(BILBAO). «A menudo la atribución de belleza o de fealdad se ha hecho atendiendo no a criterios estéticos, sino políticos y sociales», escribe Eco en la obra ya citada. Si realmente las fronteras de la belleza oscilan en función de la cultura, la época, la economía y la religión, cabría pensar que es cuestión de tiempo y que la fealdad pasada algún día será belleza futura. Si todo eso es cierto, la fealdad no se revelaría como una manifestación idéntica en todos los lugares y ni siquiera sería igual en todos los momentos. La fealdad sería diversa en función de las culturas, las personas y las experiencias personales. Todo eso suena consoladoramente cierto, hasta que el ayer y el mañana se descubren unidos por el mismo triángulo sistémico capitalismo-racismo-machismo. Mientras la historia siga repitiéndose como si de los círculos concéntricos de un muelle se tratara, la fealdad va a continuar anclada a los mismos rostros y en los mismos cuerpos. El eterno retorno de lo mismo (Friedrich Nietzsche) parece inevitable si la historia continúa contada por los mismos.

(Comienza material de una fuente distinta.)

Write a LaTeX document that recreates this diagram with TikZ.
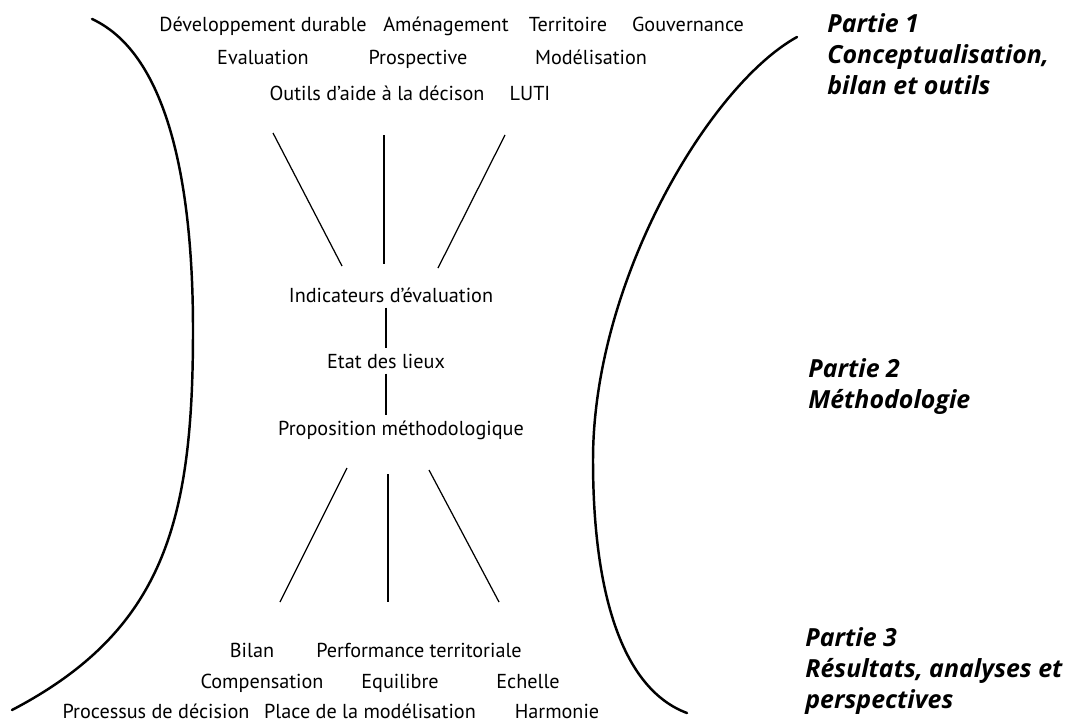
\documentclass[tikz,border=0pt]{standalone}
\usepackage{fontspec}
\setmainfont{PT Sans}
\newfontfamily\partfont{Open Sans}
\usetikzlibrary{positioning}

\tikzset{
  word/.style={anchor=base, inner sep=0.1cm, font=\fontsize{11.5}{13}\selectfont},
  partie/.style={anchor=north west, inner sep=0pt, align=left,
    font=\partfont\fontsize{14.2}{17.6}\selectfont\bfseries\itshape},
  link/.style={line width=0.7pt},
  bracket/.style={line width=1.4pt, line cap=round},
}

\begin{document}
\begin{tikzpicture}[x=0.02cm, y=-0.02cm]
\useasboundingbox (0,0) rectangle (1070,727);

% mots du haut
\node[word] (dev) at (263,31) {Développement durable};
\node[word] (amen) at (446,31) {Aménagement};
\node[word] (terr) at (568,31) {Territoire};
\node[word] (gouv) at (688,31) {Gouvernance};
\node[word] (eval) at (263,64) {Evaluation};
\node[word] (prosp) at (418,64) {Prospective};
\node[word] (model) at (591,64) {Modélisation};
\node[word] (outils) at (377,100) {Outils d'aide à la décison};
\node[word] (luti) at (530,100) {LUTI};

% colonne du milieu
\node[word] (ind) at (391,302) {Indicateurs d'évaluation};
\node[word] (etat) at (386,368) {Etat des lieux};
\node[word] (prop) at (401,435) {Proposition méthodologique};

\draw[link] (ind.south -| etat.north) -- (etat.north);
\draw[link] (etat.south) -- (etat.south |- prop.north);

% mots du bas
\node[word] (bilan) at (252,657) {Bilan};
\node[word] (perf) at (419,657) {Performance territoriale};
\node[word] (comp) at (262,688) {Compensation};
\node[word] (equi) at (400,688) {Equilibre};
\node[word] (ech) at (528,688) {Echelle};
\node[word] (proc) at (156,718) {Processus de décision};
\node[word] (place) at (370,718) {Place de la modélisation};
\node[word] (harm) at (557,718) {Harmonie};

% faisceaux
\coordinate (ha) at (273,133);
\coordinate (hb) at (342,266);
\coordinate (hc) at (384,135);
\coordinate (hd) at (384,264);
\coordinate (he) at (505,135);
\coordinate (hf) at (438,268);
\draw[link] (ha) -- (hb);
\draw[link] (hc) -- (hd);
\draw[link] (he) -- (hf);

\coordinate (ba) at (347,468);
\coordinate (bb) at (280,602);
\coordinate (bc) at (388,474);
\coordinate (bd) at (388,602);
\coordinate (be) at (429,470);
\coordinate (bf) at (499,602);
\draw[link] (ba) -- (bb);
\draw[link] (bc) -- (bd);
\draw[link] (be) -- (bf);

% parenthèses
\draw[bracket] (92,19) .. controls (170,55) and (193,190) .. (193,330)
  .. controls (193,520) and (165,630) .. (12,710);
\draw[bracket] (797,37) .. controls (710,85) and (593,280) .. (593,460)
  .. controls (593,600) and (625,690) .. (687,713);

% parties
\node[partie] (p1) at (827,13) {Partie 1\\Conceptualisation,\\bilan et outils};
\node[partie] (p2) at (808,358) {Partie 2\\Méthodologie};
\node[partie] (p3) at (805,627) {Partie 3\\Résultats, analyses et\\perspectives};

\end{tikzpicture}
\end{document}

Llegados a este punto, se puede devolver la mirada al ámbito de la pura estética para tratar de agarrarse a algún síntoma de transformación. Porque allí se contempla que lo que durante mucho tiempo había sido mera privación de belleza se ganó su espacio a partir del romanticismo (hacia la primera mitad del siglo XIX) y su cruzada por resquebrajar el canon y mostrar otras perspectivas, exaltando las formas libres, el sentimiento y las pasiones sobre la razón. La fealdad resurgió en el arte para erigirse en elemento crítico de lucha frente al normativismo. No había vuelta atrás y, tras la muerte de Hegel en 1831, la fealdad se convirtió de forma paulatina en un problema decisivo.

La normalización de lo horrendo, de lo asqueroso y, en definitiva, de lo feo fue el resultado del proceso de reordenación del mundo que consumaron las vanguardias artísticas a principios del siglo XX. El expresionismo alemán utilizó la fealdad como denuncia social, mientras el surrealismo y el dadaísmo recurrieron a lo grotesco y monstruoso. La fealdad terminó siendo aceptada como modelo estético. Un triunfo que se reforzó en la era industrial y mercantil, por su inclinación hacia la utilidad y la funcionalidad por encima de la belleza. Bajo ese telón de fondo se expresa el arte contemporáneo, convencido de que allí donde antes no se había querido mirar también hay cosas que apreciar y que el inexplorado abanico de posibilidades es más amplio y genuino. Es la atracción del abismo, donde la fascinación queda atrapada por la imperfección. Hasta tal extremo, que lo feo ha adquirido hoy su aceptación universal en el ámbito estético. Es una calavera con diamantes. Es la fotografía de unas vísceras en primer plano.

A partir de aquí se abren numerosos interrogantes, empezando por discernir si la dimensión estética muestra el camino hacia la necesaria transformación humana. ¿Por qué el triunfo de lo feo artístico? Deslumbrar es la clave. Lo inimitable está en la exploración de la fealdad. En crear una copia sin par, pues la belleza es más fácil de imitar. Las identidades clásicas ya no venden, no son competitivas. Lo que comenzó siendo una fuerza aterradora emana hoy un gran poder de atracción y prestigio. Pero el feísmo deliberado, no espontáneo e incluso forzado, parece ocultar la penúltima victoria del capital, que ha decidido envasar la fealdad para comercializarla y hacer negocio con ella. Extrapolado a las luchas feministas, ¿qué será de la resistencia y la rebeldía de las feas? El ser y el no ser. Belleza y fealdad. El riesgo es existencial. Y no sería la primera vez que una lucha social acaba estampada en el dorso de miles de camisetas.